[BEGIN Records provided]

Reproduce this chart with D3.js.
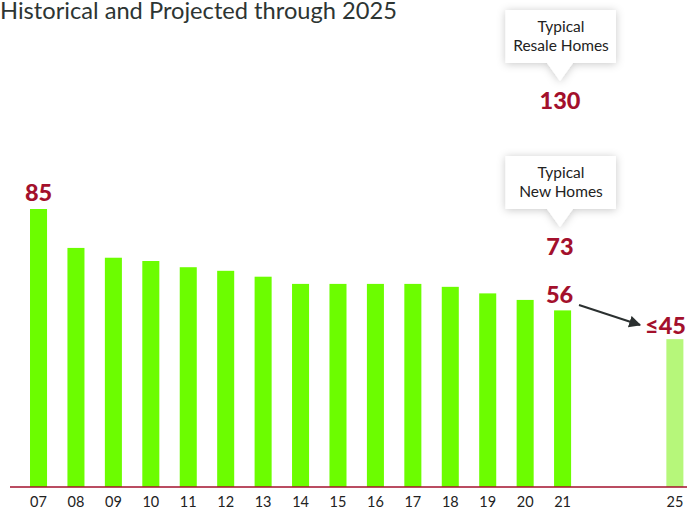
<!DOCTYPE html>
<html><head><meta charset="utf-8">
<script src="https://cdn.jsdelivr.net/npm/d3@7/dist/d3.min.js"></script>
<style>html,body{margin:0;padding:0;background:#fff;}svg{display:block;}</style>
</head><body>
<script>
const title = "Historical and Projected through 2025";
const slots = ["07","08","09","10","11","12","13","14","15","16","17","18","19","20","21","gap1","gap2","25"];
const years = ["07","08","09","10","11","12","13","14","15","16","17","18","19","20","21","25"];
const values = [85, 73.1, 70.1, 69.1, 67.2, 66.1, 64.3, 62.1, 62.1, 62.1, 62.1, 61.2, 59.2, 57.2, 54, 45.2];
const projected = ["25"];
const labelYears = ["07", "21", "25"];
const labelTexts = ["85", "56", "≤45"];
const calloutLines = [["Typical","Resale Homes"], ["Typical","New Homes"]];
const calloutValues = ["130", "73"];

const W = 687, H = 511;
const svg = d3.select("body").append("svg").attr("width", W).attr("height", H);
const defs = svg.append("defs");
const f = defs.append("filter").attr("id","sh").attr("x","-30%").attr("y","-30%").attr("width","160%").attr("height","160%");
f.append("feDropShadow").attr("dx",0).attr("dy",1).attr("stdDeviation",4).attr("flood-color","#000").attr("flood-opacity",0.22);
defs.append("marker").attr("id","arr").attr("viewBox","0 0 10 10").attr("refX",9).attr("refY",5)
  .attr("markerWidth",6).attr("markerHeight",6).attr("orient","auto").attr("markerUnits","strokeWidth")
  .append("path").attr("d","M0,0 L10,5 L0,10 z").attr("fill","#2b3030");

const xs = d3.scaleBand().domain(slots).range([19.9, 693.5]).paddingInner(0.545).paddingOuter(0.27);
const ys = d3.scaleLinear().domain([0, 85]).range([487, 209]);
const red = "#a3102c";

svg.append("text").attr("x", 0).attr("y", 18.5).text(title)
  .attr("font-family","Lato, sans-serif").attr("font-size", 23.5).attr("fill","#2d3533")
  .attr("textLength", 397).attr("lengthAdjust","spacingAndGlyphs");

const data = years.map((yr,i)=>({yr: yr, v: values[i]}));
svg.selectAll("rect.bar").data(data).enter().append("rect").attr("class","bar")
  .attr("x", d=>xs(d.yr)).attr("width", xs.bandwidth())
  .attr("y", d=>ys(d.v)).attr("height", d=>ys(0)-ys(d.v))
  .attr("fill", d=> projected.includes(d.yr) ? "#b6f77a" : "#6cfd00");

svg.append("line").attr("x1", 10).attr("x2", W).attr("y1", 487).attr("y2", 487)
  .attr("stroke", red).attr("stroke-width", 1.5);

const xAxis = d3.axisBottom(xs).tickValues(years).tickSize(0).tickPadding(0);
const ax = svg.append("g").attr("transform","translate(0,494)").call(xAxis);
ax.select(".domain").remove();
ax.selectAll("text").attr("font-family","Lato, sans-serif").attr("font-size",14.5).attr("fill","#222").attr("dy","0.9em");

// value labels
const lblData = labelYears.map((yr,i)=>{
  const v = values[years.indexOf(yr)];
  const cx = xs(yr) + xs.bandwidth()/2;
  let lx, ly, anchor = "middle";
  if (i === 0) { lx = cx; ly = ys(v) - 8.5; }
  else if (i === 1) { lx = cx - 3; ly = ys(v) - 7; }
  else { lx = 686; ly = ys(v) - 5.5; anchor = "end"; }
  return {text: labelTexts[i], lx: lx, ly: ly, anchor: anchor};
});
svg.selectAll("text.vlab").data(lblData).enter().append("text").attr("class","vlab")
  .attr("x", d=>d.lx).attr("y", d=>d.ly).attr("text-anchor", d=>d.anchor)
  .attr("font-family","Lato, sans-serif").attr("font-weight",900).attr("font-size",23.5).attr("fill",red)
  .text(d=>d.text);

// arrow
svg.append("line").attr("x1",579).attr("y1",305).attr("x2",640).attr("y2",325)
  .attr("stroke","#2b3030").attr("stroke-width",2).attr("marker-end","url(#arr)");

// callouts
const cTops = [10, 156];
calloutLines.forEach((lines,i)=>{
  const top = cTops[i], left = 505.5, w = 110.5, h = 53, cx = 560;
  const g = svg.append("g");
  g.append("path").attr("d",`M${left},${top} h${w} v${h} H${cx+13} L${cx},${top+h+18} L${cx-13},${top+h} H${left} z`)
    .attr("fill","#fff").attr("filter","url(#sh)");
  lines.forEach((ln,j)=>{
    g.append("text").attr("x", cx+1).attr("y", top+22+j*19).attr("text-anchor","middle")
      .attr("font-family","Lato, sans-serif").attr("font-size",15.5).attr("fill","#222").text(ln);
  });
  svg.append("text").attr("x", cx).attr("y", top+h+46).attr("text-anchor","middle")
    .attr("font-family","Lato, sans-serif").attr("font-weight",900).attr("font-size",23.5).attr("fill",red).text(calloutValues[i]);
});
</script>
</body></html>
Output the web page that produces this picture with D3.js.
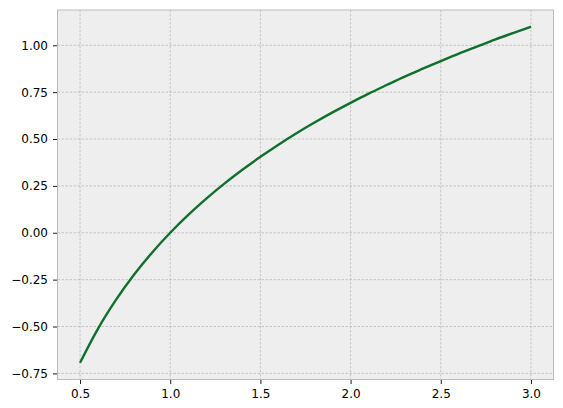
<!DOCTYPE html>
<html><head><meta charset="utf-8">
<script src="https://cdn.jsdelivr.net/npm/d3@7/dist/d3.min.js"></script>
<style>
body{margin:0;background:#fff;}
svg text{font-family:"DejaVu Sans",sans-serif;font-size:12px;fill:#000;}
</style></head>
<body><svg id="c" width="563" height="408"></svg>
<script>
const xValues = [0.5,0.6,0.7,0.8,0.9,1.0,1.1,1.2,1.3,1.4,1.5,1.6,1.7,1.8,1.9,2.0,2.1,2.2,2.3,2.4,2.5,2.6,2.7,2.8,2.9,3.0];
const yValues = [-0.693,-0.511,-0.357,-0.223,-0.105,0.000,0.095,0.182,0.262,0.336,0.405,0.470,0.531,0.588,0.642,0.693,0.742,0.788,0.833,0.875,0.916,0.956,0.993,1.030,1.065,1.099];
const xTicks = [0.5,1.0,1.5,2.0,2.5,3.0];
const yTicks = [-0.75,-0.50,-0.25,0.00,0.25,0.50,0.75,1.00];

const L=57.5, R=553.5, T=10, B=379.5;
const svg = d3.select("#c");
const x = d3.scaleLinear().domain([0.375,3.125]).range([L,R]);
const y = d3.scaleLinear().domain([-0.7826,1.1882]).range([B,T]);

svg.append("rect").attr("x",L).attr("y",T).attr("width",R-L).attr("height",B-T).attr("fill","#eeeeee");

// grid
const g = svg.append("g");
g.selectAll("line.vx").data(xTicks).join("line")
  .attr("x1",d=>x(d)).attr("x2",d=>x(d)).attr("y1",T).attr("y2",B)
  .attr("stroke","#b2b2b2").attr("stroke-width",0.7).attr("stroke-dasharray","2.5,1.5");
g.selectAll("line.hy").data(yTicks).join("line")
  .attr("y1",d=>y(d)).attr("y2",d=>y(d)).attr("x1",L).attr("x2",R)
  .attr("stroke","#b2b2b2").attr("stroke-width",0.7).attr("stroke-dasharray","2.5,1.5");

// axes
const fmtY = d=>d3.format(".2f")(d).replace("-","\u2212");
const xa = svg.append("g").attr("transform",`translate(0,${B})`)
  .call(d3.axisBottom(x).tickValues(xTicks).tickFormat(d3.format(".1f")).tickSize(4.5).tickPadding(5));
const ya = svg.append("g").attr("transform",`translate(${L},0)`)
  .call(d3.axisLeft(y).tickValues(yTicks).tickFormat(fmtY).tickSize(4.5).tickPadding(5));
[xa,ya].forEach(a=>{a.select(".domain").remove(); a.selectAll("line").attr("stroke","#000").attr("stroke-width",0.9); a.selectAll("text").attr("font-size",12).attr("font-family","DejaVu Sans");});

// spines
svg.append("rect").attr("x",L).attr("y",T).attr("width",R-L).attr("height",B-T)
  .attr("fill","none").attr("stroke","#bcbcbc").attr("stroke-width",1);

const pts = xValues.map((v,i)=>[v,yValues[i]]);
svg.append("path").datum(pts)
  .attr("d",d3.line().x(d=>x(d[0])).y(d=>y(d[1])).curve(d3.curveMonotoneX))
  .attr("fill","none").attr("stroke","#0f702b").attr("stroke-width",2.4);
</script></body></html>
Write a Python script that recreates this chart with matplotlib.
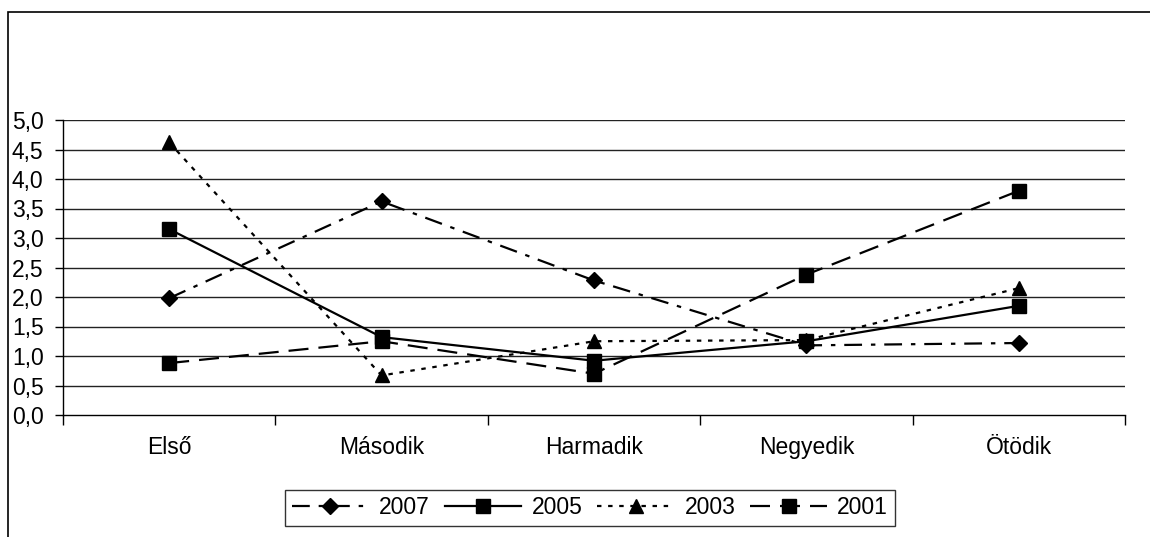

[END Records provided]

== Direction ==
In the entries above, find the line that contains "d=> projected.includes(d.yr) ?", then repeat exactly every line from the first one through that line, with no pictures.

== Solution for this task ==
Reproduce this chart with D3.js.
<!DOCTYPE html>
<html><head><meta charset="utf-8">
<script src="https://cdn.jsdelivr.net/npm/d3@7/dist/d3.min.js"></script>
<style>html,body{margin:0;padding:0;background:#fff;}svg{display:block;}</style>
</head><body>
<script>
const title = "Historical and Projected through 2025";
const slots = ["07","08","09","10","11","12","13","14","15","16","17","18","19","20","21","gap1","gap2","25"];
const years = ["07","08","09","10","11","12","13","14","15","16","17","18","19","20","21","25"];
const values = [85, 73.1, 70.1, 69.1, 67.2, 66.1, 64.3, 62.1, 62.1, 62.1, 62.1, 61.2, 59.2, 57.2, 54, 45.2];
const projected = ["25"];
const labelYears = ["07", "21", "25"];
const labelTexts = ["85", "56", "≤45"];
const calloutLines = [["Typical","Resale Homes"], ["Typical","New Homes"]];
const calloutValues = ["130", "73"];

const W = 687, H = 511;
const svg = d3.select("body").append("svg").attr("width", W).attr("height", H);
const defs = svg.append("defs");
const f = defs.append("filter").attr("id","sh").attr("x","-30%").attr("y","-30%").attr("width","160%").attr("height","160%");
f.append("feDropShadow").attr("dx",0).attr("dy",1).attr("stdDeviation",4).attr("flood-color","#000").attr("flood-opacity",0.22);
defs.append("marker").attr("id","arr").attr("viewBox","0 0 10 10").attr("refX",9).attr("refY",5)
  .attr("markerWidth",6).attr("markerHeight",6).attr("orient","auto").attr("markerUnits","strokeWidth")
  .append("path").attr("d","M0,0 L10,5 L0,10 z").attr("fill","#2b3030");

const xs = d3.scaleBand().domain(slots).range([19.9, 693.5]).paddingInner(0.545).paddingOuter(0.27);
const ys = d3.scaleLinear().domain([0, 85]).range([487, 209]);
const red = "#a3102c";

svg.append("text").attr("x", 0).attr("y", 18.5).text(title)
  .attr("font-family","Lato, sans-serif").attr("font-size", 23.5).attr("fill","#2d3533")
  .attr("textLength", 397).attr("lengthAdjust","spacingAndGlyphs");

const data = years.map((yr,i)=>({yr: yr, v: values[i]}));
svg.selectAll("rect.bar").data(data).enter().append("rect").attr("class","bar")
  .attr("x", d=>xs(d.yr)).attr("width", xs.bandwidth())
  .attr("y", d=>ys(d.v)).attr("height", d=>ys(0)-ys(d.v))
  .attr("fill", d=> projected.includes(d.yr) ? "#b6f77a" : "#6cfd00");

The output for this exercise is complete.